### Brief
Your task is to transcribe all of the data below exactly, omitting the images.

### Dataset section
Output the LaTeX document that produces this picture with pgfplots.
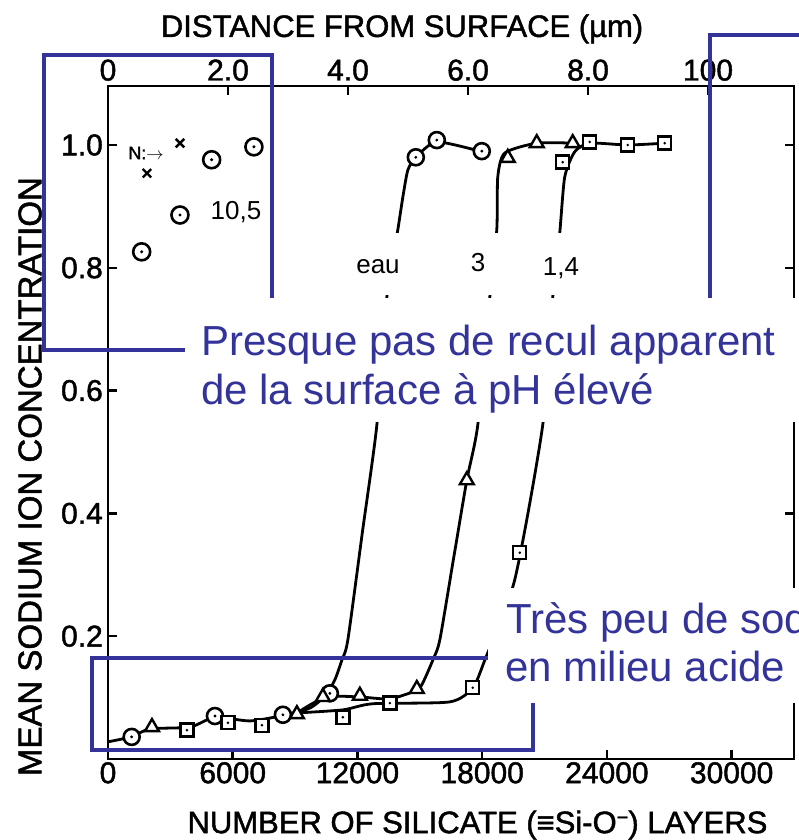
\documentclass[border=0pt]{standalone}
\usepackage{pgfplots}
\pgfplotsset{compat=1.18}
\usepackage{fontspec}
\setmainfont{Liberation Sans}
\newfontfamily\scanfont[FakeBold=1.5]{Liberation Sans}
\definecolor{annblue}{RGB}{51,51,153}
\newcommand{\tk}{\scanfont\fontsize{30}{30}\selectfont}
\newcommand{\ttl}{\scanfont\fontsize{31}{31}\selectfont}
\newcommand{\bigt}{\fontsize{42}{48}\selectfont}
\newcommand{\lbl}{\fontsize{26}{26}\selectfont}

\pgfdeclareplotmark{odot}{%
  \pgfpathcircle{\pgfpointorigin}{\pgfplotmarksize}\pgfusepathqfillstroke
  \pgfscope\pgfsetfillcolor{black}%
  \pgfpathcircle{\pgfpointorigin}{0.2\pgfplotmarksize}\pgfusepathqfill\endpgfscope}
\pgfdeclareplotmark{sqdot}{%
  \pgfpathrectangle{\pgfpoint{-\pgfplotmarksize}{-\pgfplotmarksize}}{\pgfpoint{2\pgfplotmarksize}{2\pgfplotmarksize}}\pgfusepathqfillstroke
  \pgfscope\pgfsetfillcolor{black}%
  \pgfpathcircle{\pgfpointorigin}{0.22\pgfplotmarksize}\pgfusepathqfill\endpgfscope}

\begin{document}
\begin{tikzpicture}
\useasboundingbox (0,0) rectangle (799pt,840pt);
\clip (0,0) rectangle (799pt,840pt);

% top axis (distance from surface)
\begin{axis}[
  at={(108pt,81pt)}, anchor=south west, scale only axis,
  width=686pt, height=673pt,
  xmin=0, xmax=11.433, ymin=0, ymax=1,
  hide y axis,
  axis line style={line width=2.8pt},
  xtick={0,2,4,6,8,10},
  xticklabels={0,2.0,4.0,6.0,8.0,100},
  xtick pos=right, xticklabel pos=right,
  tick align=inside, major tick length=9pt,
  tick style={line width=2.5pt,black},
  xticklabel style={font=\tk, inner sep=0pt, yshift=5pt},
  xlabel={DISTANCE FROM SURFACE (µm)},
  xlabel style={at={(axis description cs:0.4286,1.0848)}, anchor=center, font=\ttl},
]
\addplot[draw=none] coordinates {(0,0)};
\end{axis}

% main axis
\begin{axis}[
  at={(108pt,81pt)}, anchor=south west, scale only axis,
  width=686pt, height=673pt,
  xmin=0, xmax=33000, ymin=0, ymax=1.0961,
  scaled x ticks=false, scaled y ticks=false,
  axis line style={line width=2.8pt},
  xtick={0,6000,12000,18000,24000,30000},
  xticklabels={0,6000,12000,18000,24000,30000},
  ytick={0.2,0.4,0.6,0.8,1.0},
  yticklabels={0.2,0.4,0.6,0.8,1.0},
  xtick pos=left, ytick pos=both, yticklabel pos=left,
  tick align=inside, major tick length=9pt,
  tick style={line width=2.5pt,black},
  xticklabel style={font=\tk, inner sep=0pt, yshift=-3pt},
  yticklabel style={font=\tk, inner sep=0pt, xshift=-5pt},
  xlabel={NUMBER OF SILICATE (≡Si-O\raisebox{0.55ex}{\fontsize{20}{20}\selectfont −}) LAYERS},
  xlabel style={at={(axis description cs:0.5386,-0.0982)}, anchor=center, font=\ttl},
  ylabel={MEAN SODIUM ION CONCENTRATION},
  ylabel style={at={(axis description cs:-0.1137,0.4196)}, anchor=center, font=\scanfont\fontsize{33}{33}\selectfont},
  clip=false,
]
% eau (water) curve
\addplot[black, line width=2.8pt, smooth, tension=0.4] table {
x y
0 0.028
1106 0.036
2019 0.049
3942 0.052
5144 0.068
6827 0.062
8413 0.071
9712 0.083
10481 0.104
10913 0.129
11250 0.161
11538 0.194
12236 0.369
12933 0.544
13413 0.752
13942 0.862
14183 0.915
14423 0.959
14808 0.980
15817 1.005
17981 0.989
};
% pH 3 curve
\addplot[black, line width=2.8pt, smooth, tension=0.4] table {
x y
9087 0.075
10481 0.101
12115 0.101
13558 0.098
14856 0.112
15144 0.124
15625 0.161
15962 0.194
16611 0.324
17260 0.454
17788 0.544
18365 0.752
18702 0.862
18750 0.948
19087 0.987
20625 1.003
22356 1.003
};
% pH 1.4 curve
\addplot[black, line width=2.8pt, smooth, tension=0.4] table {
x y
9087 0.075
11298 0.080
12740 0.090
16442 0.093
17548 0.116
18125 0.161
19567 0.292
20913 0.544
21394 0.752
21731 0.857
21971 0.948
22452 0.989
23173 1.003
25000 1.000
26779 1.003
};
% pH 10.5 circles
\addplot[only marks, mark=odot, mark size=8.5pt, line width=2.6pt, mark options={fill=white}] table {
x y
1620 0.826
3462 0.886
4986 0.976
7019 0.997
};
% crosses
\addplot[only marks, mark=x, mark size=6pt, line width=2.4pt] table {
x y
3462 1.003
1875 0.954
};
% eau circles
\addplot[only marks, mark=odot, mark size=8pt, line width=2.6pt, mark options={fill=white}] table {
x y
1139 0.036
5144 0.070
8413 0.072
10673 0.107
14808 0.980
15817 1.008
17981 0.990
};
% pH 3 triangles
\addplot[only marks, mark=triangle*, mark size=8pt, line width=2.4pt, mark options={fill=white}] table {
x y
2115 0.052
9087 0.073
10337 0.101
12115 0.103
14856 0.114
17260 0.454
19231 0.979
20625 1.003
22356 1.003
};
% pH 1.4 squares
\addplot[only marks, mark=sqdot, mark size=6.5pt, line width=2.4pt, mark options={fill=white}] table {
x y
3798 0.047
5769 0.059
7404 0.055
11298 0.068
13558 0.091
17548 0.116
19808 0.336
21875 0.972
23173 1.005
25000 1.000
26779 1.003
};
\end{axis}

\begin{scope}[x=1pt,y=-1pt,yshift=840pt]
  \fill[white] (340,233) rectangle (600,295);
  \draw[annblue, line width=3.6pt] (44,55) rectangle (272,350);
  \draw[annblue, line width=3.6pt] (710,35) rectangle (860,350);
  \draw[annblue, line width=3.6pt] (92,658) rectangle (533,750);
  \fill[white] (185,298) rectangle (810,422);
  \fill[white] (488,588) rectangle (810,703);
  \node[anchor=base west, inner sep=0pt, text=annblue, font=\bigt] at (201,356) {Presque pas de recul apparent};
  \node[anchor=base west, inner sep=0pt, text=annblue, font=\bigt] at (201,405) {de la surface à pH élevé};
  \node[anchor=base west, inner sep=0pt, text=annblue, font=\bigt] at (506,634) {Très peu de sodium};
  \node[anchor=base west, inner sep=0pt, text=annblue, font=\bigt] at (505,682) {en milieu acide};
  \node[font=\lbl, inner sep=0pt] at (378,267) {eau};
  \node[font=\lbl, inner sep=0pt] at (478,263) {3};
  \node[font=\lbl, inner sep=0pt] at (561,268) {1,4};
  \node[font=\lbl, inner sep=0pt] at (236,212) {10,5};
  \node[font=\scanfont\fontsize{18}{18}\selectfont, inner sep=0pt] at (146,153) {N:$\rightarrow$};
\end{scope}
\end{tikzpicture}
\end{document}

### Task result
Output the LaTeX document that produces this picture with pgfplots.
\documentclass[border=0pt]{standalone}
\usepackage{pgfplots}
\pgfplotsset{compat=1.18}
\usepackage{fontspec}
\setmainfont{Liberation Sans}
\newfontfamily\scanfont[FakeBold=1.5]{Liberation Sans}
\definecolor{annblue}{RGB}{51,51,153}
\newcommand{\tk}{\scanfont\fontsize{30}{30}\selectfont}
\newcommand{\ttl}{\scanfont\fontsize{31}{31}\selectfont}
\newcommand{\bigt}{\fontsize{42}{48}\selectfont}
\newcommand{\lbl}{\fontsize{26}{26}\selectfont}

\pgfdeclareplotmark{odot}{%
  \pgfpathcircle{\pgfpointorigin}{\pgfplotmarksize}\pgfusepathqfillstroke
  \pgfscope\pgfsetfillcolor{black}%
  \pgfpathcircle{\pgfpointorigin}{0.2\pgfplotmarksize}\pgfusepathqfill\endpgfscope}
\pgfdeclareplotmark{sqdot}{%
  \pgfpathrectangle{\pgfpoint{-\pgfplotmarksize}{-\pgfplotmarksize}}{\pgfpoint{2\pgfplotmarksize}{2\pgfplotmarksize}}\pgfusepathqfillstroke
  \pgfscope\pgfsetfillcolor{black}%
  \pgfpathcircle{\pgfpointorigin}{0.22\pgfplotmarksize}\pgfusepathqfill\endpgfscope}

\begin{document}
\begin{tikzpicture}
\useasboundingbox (0,0) rectangle (799pt,840pt);
\clip (0,0) rectangle (799pt,840pt);

% top axis (distance from surface)
\begin{axis}[
  at={(108pt,81pt)}, anchor=south west, scale only axis,
  width=686pt, height=673pt,
  xmin=0, xmax=11.433, ymin=0, ymax=1,
  hide y axis,
  axis line style={line width=2.8pt},
  xtick={0,2,4,6,8,10},
  xticklabels={0,2.0,4.0,6.0,8.0,100},
  xtick pos=right, xticklabel pos=right,
  tick align=inside, major tick length=9pt,
  tick style={line width=2.5pt,black},
  xticklabel style={font=\tk, inner sep=0pt, yshift=5pt},
  xlabel={DISTANCE FROM SURFACE (µm)},
  xlabel style={at={(axis description cs:0.4286,1.0848)}, anchor=center, font=\ttl},
]
\addplot[draw=none] coordinates {(0,0)};
\end{axis}

% main axis
\begin{axis}[
  at={(108pt,81pt)}, anchor=south west, scale only axis,
  width=686pt, height=673pt,
  xmin=0, xmax=33000, ymin=0, ymax=1.0961,
  scaled x ticks=false, scaled y ticks=false,
  axis line style={line width=2.8pt},
  xtick={0,6000,12000,18000,24000,30000},
  xticklabels={0,6000,12000,18000,24000,30000},
  ytick={0.2,0.4,0.6,0.8,1.0},
  yticklabels={0.2,0.4,0.6,0.8,1.0},
  xtick pos=left, ytick pos=both, yticklabel pos=left,
  tick align=inside, major tick length=9pt,
  tick style={line width=2.5pt,black},
  xticklabel style={font=\tk, inner sep=0pt, yshift=-3pt},
  yticklabel style={font=\tk, inner sep=0pt, xshift=-5pt},
  xlabel={NUMBER OF SILICATE (≡Si-O\raisebox{0.55ex}{\fontsize{20}{20}\selectfont −}) LAYERS},
  xlabel style={at={(axis description cs:0.5386,-0.0982)}, anchor=center, font=\ttl},
  ylabel={MEAN SODIUM ION CONCENTRATION},
  ylabel style={at={(axis description cs:-0.1137,0.4196)}, anchor=center, font=\scanfont\fontsize{33}{33}\selectfont},
  clip=false,
]
% eau (water) curve
\addplot[black, line width=2.8pt, smooth, tension=0.4] table {
x y
0 0.028
1106 0.036
2019 0.049
3942 0.052
5144 0.068
6827 0.062
8413 0.071
9712 0.083
10481 0.104
10913 0.129
11250 0.161
11538 0.194
12236 0.369
12933 0.544
13413 0.752
13942 0.862
14183 0.915
14423 0.959
14808 0.980
15817 1.005
17981 0.989
};
% pH 3 curve
\addplot[black, line width=2.8pt, smooth, tension=0.4] table {
x y
9087 0.075
10481 0.101
12115 0.101
13558 0.098
14856 0.112
15144 0.124
15625 0.161
15962 0.194
16611 0.324
17260 0.454
17788 0.544
18365 0.752
18702 0.862
18750 0.948
19087 0.987
20625 1.003
22356 1.003
};
% pH 1.4 curve
\addplot[black, line width=2.8pt, smooth, tension=0.4] table {
x y
9087 0.075
11298 0.080
12740 0.090
16442 0.093
17548 0.116
18125 0.161
19567 0.292
20913 0.544
21394 0.752
21731 0.857
21971 0.948
22452 0.989
23173 1.003
25000 1.000
26779 1.003
};
% pH 10.5 circles
\addplot[only marks, mark=odot, mark size=8.5pt, line width=2.6pt, mark options={fill=white}] table {
x y
1620 0.826
3462 0.886
4986 0.976
7019 0.997
};
% crosses
\addplot[only marks, mark=x, mark size=6pt, line width=2.4pt] table {
x y
3462 1.003
1875 0.954
};
% eau circles
\addplot[only marks, mark=odot, mark size=8pt, line width=2.6pt, mark options={fill=white}] table {
x y
1139 0.036
5144 0.070
8413 0.072
10673 0.107
14808 0.980
15817 1.008
17981 0.990
};
% pH 3 triangles
\addplot[only marks, mark=triangle*, mark size=8pt, line width=2.4pt, mark options={fill=white}] table {
x y
2115 0.052
9087 0.073
10337 0.101
12115 0.103
14856 0.114
17260 0.454
19231 0.979
20625 1.003
22356 1.003
};
% pH 1.4 squares
\addplot[only marks, mark=sqdot, mark size=6.5pt, line width=2.4pt, mark options={fill=white}] table {
x y
3798 0.047
5769 0.059
7404 0.055
11298 0.068
13558 0.091
17548 0.116
19808 0.336
21875 0.972
23173 1.005
25000 1.000
26779 1.003
};
\end{axis}

\begin{scope}[x=1pt,y=-1pt,yshift=840pt]
  \fill[white] (340,233) rectangle (600,295);
  \draw[annblue, line width=3.6pt] (44,55) rectangle (272,350);
  \draw[annblue, line width=3.6pt] (710,35) rectangle (860,350);
  \draw[annblue, line width=3.6pt] (92,658) rectangle (533,750);
  \fill[white] (185,298) rectangle (810,422);
  \fill[white] (488,588) rectangle (810,703);
  \node[anchor=base west, inner sep=0pt, text=annblue, font=\bigt] at (201,356) {Presque pas de recul apparent};
  \node[anchor=base west, inner sep=0pt, text=annblue, font=\bigt] at (201,405) {de la surface à pH élevé};
  \node[anchor=base west, inner sep=0pt, text=annblue, font=\bigt] at (506,634) {Très peu de sodium};
  \node[anchor=base west, inner sep=0pt, text=annblue, font=\bigt] at (505,682) {en milieu acide};
  \node[font=\lbl, inner sep=0pt] at (378,267) {eau};
  \node[font=\lbl, inner sep=0pt] at (478,263) {3};
  \node[font=\lbl, inner sep=0pt] at (561,268) {1,4};
  \node[font=\lbl, inner sep=0pt] at (236,212) {10,5};
  \node[font=\scanfont\fontsize{18}{18}\selectfont, inner sep=0pt] at (146,153) {N:$\rightarrow$};
\end{scope}
\end{tikzpicture}
\end{document}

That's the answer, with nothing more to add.